Recognized as the top Air Force award for the air defense mission, the Hughes Achievement Award (now know as the Raytheon Achievement Award) has been awarded to the Air Force’s top Fighter-Interceptor Squadron since 1953. Popularly known as by many as the Hughes Trophy, the awards was once sponsored by the Hughes Aircraft Company, is now sponsored by the Raytheon Company after the company purchased Hughes Electronics in 1997. 


  Criteria for the award is a squadron engaging in active air defense operations, with an outstanding Intercept Training success rate, aircraft ready rate, and flying safety rate. Initially, only Fighter Intercept units could participate, in 1970 Headquarters, United States Air Force opened the competition to any squadron performing the air defense as their primary mission.

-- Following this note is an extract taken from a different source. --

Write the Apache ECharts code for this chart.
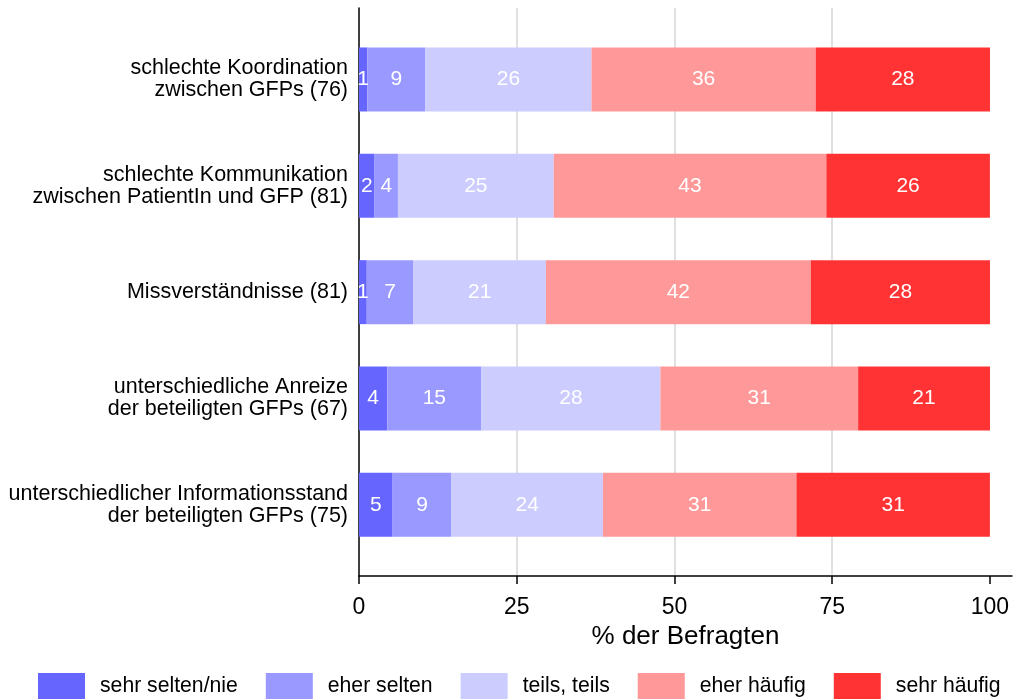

 The first 11 trophies were designed by Julien Focan. Focan was born in Belgium on Christmas Day in 1906, immigrated to the U.S. in 1930. After Pearl Harbor, Focan joined the war effort with the Manhattan Project fabricating complicated triggering mechanisms for the first atomic bomb.  


 In 1945, he began making bowls for the Dodge Trophy Company using a technique where the artist hammers the metal into shape without using a mold. His expertise was quickly recognized and he was commissioned to design the Rose Bowl, Orange Bowl, and Cotton Bowl trophies. His metalwork talent also reached Hollywood, designing the Ramses’ golden chariot in the movie “The Ten Commandments.”  


Commissioned in 1952, Focan design and fabricated 11 Hughes Achievement Award trophies. In 1963, the Air Force reclaimed the first trophy from the deactivated 58th FIS to award pass on to the current winner of the trophy, the trophy is then passed on to the next winner.


Setting very high standards in the Air Defense Mission, the 318th Fighter-Interceptor Squadron has been nominated for the award numerous times, winning the award in 1975 & 1984.